International career
- Years: Team / Apps / (Points)
- Scotland U20
- –: Scotland 'A'

11th Sir Willie Purves Quaich
- In office 2010–2010
- Preceded by: Richie Gray
- Succeeded by: Duncan Weir

= Alex Blair =

Scottish rugby union player

Alex Blair (born 16 November 1990) is a Scotland 'A' international rugby union player.

==Rugby Union career==

===Amateur career===

Impressing for Edinburgh Academicals, he was offered a contract by Edinburgh Rugby in 2010.

While with Edinburgh Rugby he played for Melrose.

He turned out for Edinburgh Academicals again when he was released by Edinburgh Rugby in 2011.

He played for Southern Districts in Australia in the summer of 2013.

When he was offered a trial to return to Edinburgh Rugby he was still playing for Edinburgh Academicals.

===Professional career===

Blair signed for Edinburgh Rugby in 2010. He played one match against Leinster in the Pro12.
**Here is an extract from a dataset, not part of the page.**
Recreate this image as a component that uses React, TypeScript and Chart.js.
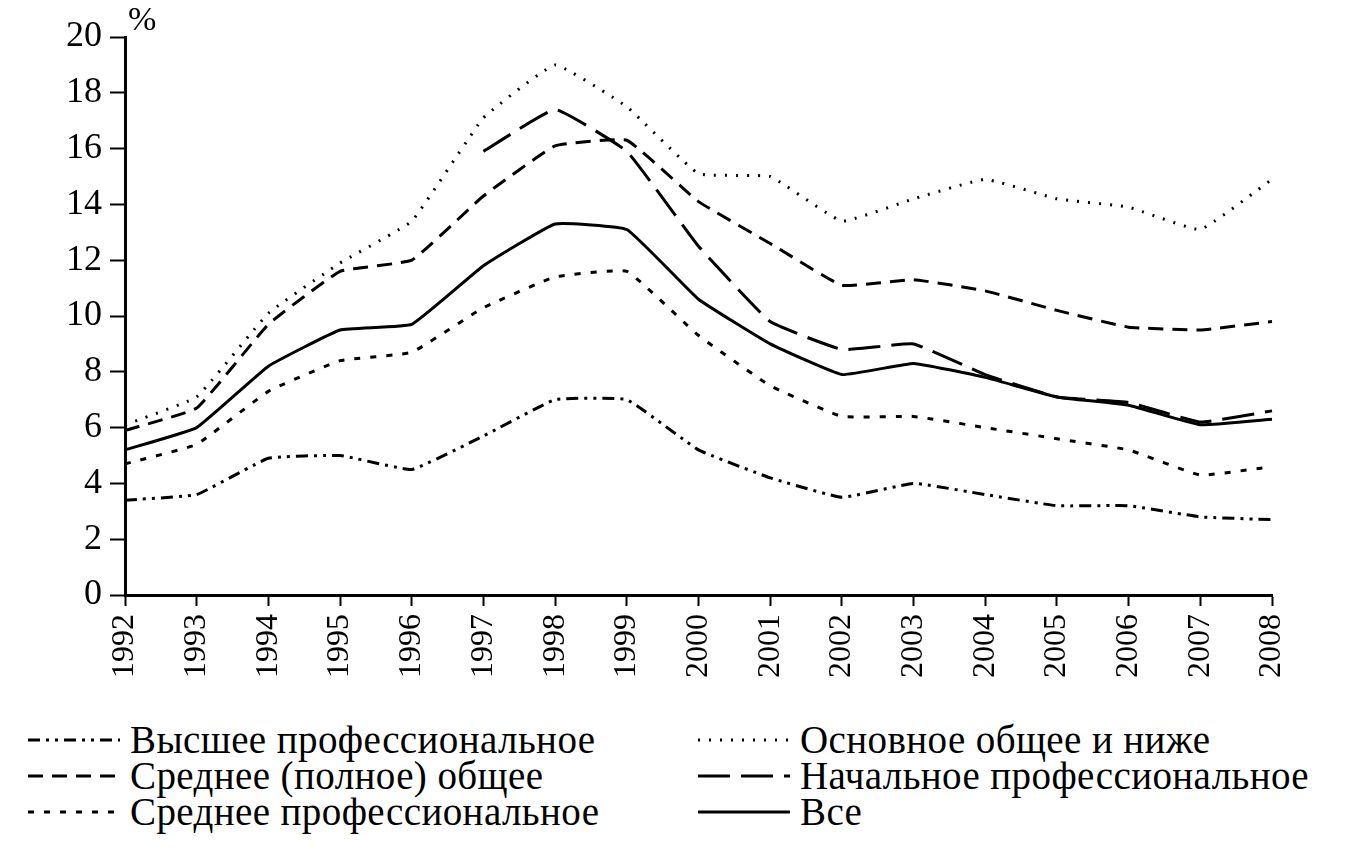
import { useEffect, useRef } from "react";
import { Chart, registerables } from "chart.js";
Chart.register(...registerables);

const years = [
  "1992", "1993", "1994", "1995", "1996", "1997", "1998", "1999", "2000",
  "2001", "2002", "2003", "2004", "2005", "2006", "2007", "2008",
];

const higherProf = [3.4, 3.6, 4.9, 5.0, 4.5, 5.7, 7.0, 7.0, 5.2, 4.2, 3.5, 4.0, 3.6, 3.2, 3.2, 2.8, 2.7];
const basicGeneral = [6.1, 7.1, 10.1, 11.9, 13.4, 17.1, 19.0, 17.5, 15.1, 15.0, 13.4, 14.2, 14.9, 14.2, 13.9, 13.1, 14.9];
const secondaryGeneral = [5.9, 6.7, 9.7, 11.6, 12.0, 14.3, 16.1, 16.3, 14.1, 12.6, 11.1, 11.3, 10.9, 10.2, 9.6, 9.5, 9.8];
const primaryProf = [null, null, null, null, null, 15.9, 17.4, 15.9, 12.5, 9.8, 8.8, 9.0, 7.9, 7.1, 6.9, 6.2, 6.6];
const secondaryProf = [4.7, 5.4, 7.3, 8.4, 8.7, 10.3, 11.4, 11.6, 9.3, 7.5, 6.4, 6.4, 6.0, 5.6, 5.2, 4.3, 4.6];
const allLevels = [5.2, 6.0, 8.2, 9.5, 9.7, 11.8, 13.3, 13.1, 10.6, 9.0, 7.9, 8.3, 7.8, 7.1, 6.8, 6.1, 6.3];

const yTicks = [0, 2, 4, 6, 8, 10, 12, 14, 16, 18, 20];

const FONT = '"Times New Roman", Tinos, "Liberation Serif", "DejaVu Serif", "Noto Serif", serif';

const series = [
  { label: "Высшее профессиональное", data: higherProf, dash: [12, 6, 3, 6, 3, 6], width: 3 },
  { label: "Основное общее и ниже", data: basicGeneral, dash: [2, 9], width: 3 },
  { label: "Среднее (полное) общее", data: secondaryGeneral, dash: [15, 9], width: 3 },
  { label: "Начальное профессиональное", data: primaryProf, dash: [32, 11], width: 3 },
  { label: "Среднее профессиональное", data: secondaryProf, dash: [6, 10], width: 3 },
  { label: "Все", data: allLevels, dash: [], width: 3 },
];

const legendLeft = [series[0], series[2], series[4]];
const legendRight = [series[1], series[3], series[5]];

const LegendItem = ({ s }: { s: (typeof series)[number] }) => (
  <div style={{ display: "flex", alignItems: "center", height: 36 }}>
    <svg width={92} height={10} style={{ marginRight: 10 }}>
      <line
        x1={0}
        y1={5}
        x2={92}
        y2={5}
        stroke="#000"
        strokeWidth={s.width}
        strokeDasharray={s.dash.length ? s.dash.join(" ") : undefined}
      />
    </svg>
    <span>{s.label}</span>
  </div>
);

const App = () => {
  const canvasRef = useRef<HTMLCanvasElement>(null);
  const chartRef = useRef<Chart | null>(null);

  useEffect(() => {
    if (!canvasRef.current) return;
    if (chartRef.current) chartRef.current.destroy();

    chartRef.current = new Chart(canvasRef.current, {
      type: "line",
      data: {
        labels: years,
        datasets: series.map((s) => ({
          label: s.label,
          data: s.data,
          borderColor: "#000",
          borderWidth: s.width,
          borderDash: s.dash,
          pointRadius: 0,
          tension: 0.1,
          fill: false,
          spanGaps: false,
        })),
      },
      options: {
        animation: false,
        responsive: false,
        maintainAspectRatio: false,
        layout: { padding: { top: 37, right: 90, left: 0, bottom: 0 } },
        plugins: {
          legend: { display: false },
          tooltip: { enabled: false },
        },
        scales: {
          x: {
            offset: false,
            border: { display: true, color: "#000", width: 3 },
            grid: {
              drawOnChartArea: false,
              drawTicks: true,
              tickLength: 11,
              tickWidth: 2,
              tickColor: "#000",
            },
            ticks: {
              color: "#000",
              font: { family: FONT, size: 32 },
              minRotation: 90,
              maxRotation: 90,
              padding: 8,
              autoSkip: false,
            },
            afterFit: (scale) => {
              scale.height = 105;
            },
          },
          y: {
            min: 0,
            max: 20,
            afterBuildTicks: (scale) => {
              scale.ticks = yTicks.map((v) => ({ value: v }));
            },
            border: { display: true, color: "#000", width: 3 },
            grid: {
              drawOnChartArea: false,
              drawTicks: true,
              tickLength: 15,
              tickWidth: 2,
              tickColor: "#000",
            },
            ticks: {
              color: "#000",
              font: { family: FONT, size: 36 },
              padding: 8,
            },
            afterFit: (scale) => {
              scale.width = 125;
            },
          },
        },
      },
    });

    return () => {
      chartRef.current?.destroy();
    };
  }, []);

  return (
    <div
      style={{
        position: "fixed",
        left: 0,
        top: 0,
        width: 1362,
        height: 863,
        background: "#fff",
        fontFamily: FONT,
        color: "#000",
      }}
    >
      <canvas ref={canvasRef} width={1362} height={700} style={{ position: "absolute", left: 0, top: 0 }} />
      <div style={{ position: "absolute", left: 128, top: 0, fontSize: 34 }}>%</div>
      <div style={{ position: "absolute", left: 28, top: 722, fontSize: 39, lineHeight: "36px", letterSpacing: 0.4 }}>
        {legendLeft.map((s) => (
          <LegendItem key={s.label} s={s} />
        ))}
      </div>
      <div style={{ position: "absolute", left: 698, top: 722, fontSize: 39, lineHeight: "36px", letterSpacing: 0.4 }}>
        {legendRight.map((s) => (
          <LegendItem key={s.label} s={s} />
        ))}
      </div>
    </div>
  );
};

export default App;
He was released a year later in 2011 due to a back injury.

He had a spell with Sale Sharks.

He was offered the chance to train with Edinburgh Rugby again in 2013.

===International career===

He played for Scotland U20s.

Blair was capped by Scotland 'A'.

==Outside of rugby union==

Blair studied sports science at Edinburgh College.